The same logic applies to the “voter fraud” sensation that has swept the Republican party in recent years. I believe it is genuinely shocking to the relatively well-off that all you need to do to vote is fill out a form with your name and address on it.
Filing their taxes is so much harder than that. Applying for financial aid for their children is so much harder than that. Deciding on their asset allocation is so much harder than that. It’s so easy to vote, how could it not be the case that millions of people illegally register to vote, then vote, and then get away with it?

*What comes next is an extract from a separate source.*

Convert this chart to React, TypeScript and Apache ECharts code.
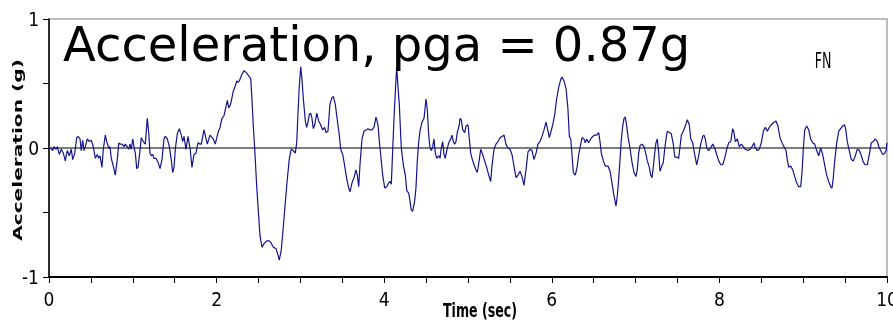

The answer, of course, is that it’s illegal, so virtually no one does it, because if they did it they would be breaking the law. This is common sense to the actual poor, but totally preposterous to policymakers who see the mere existence of poverty as a kind of fraud against capitalism itself.
Cruisingflying4life says
Love this topic. I’m going to borrow your arguments. Also, you offered the most simple of cases – which are part of the national propaganda, but the biggest cheaters are the military corporations and their major individual benefactors. We have spent well into the trillions of dollars “defending” us from the evil “ISIS”, “Alqueda”, Iraq, etc. We focus too much on trivialities and they serve their “distraction tactic” well. My point: there’s an abundance of money being stolen from us and we fight for the crumbs. Let’s eliminate this military budget surplus. Use the money wisely for the REAL benefit for the American people.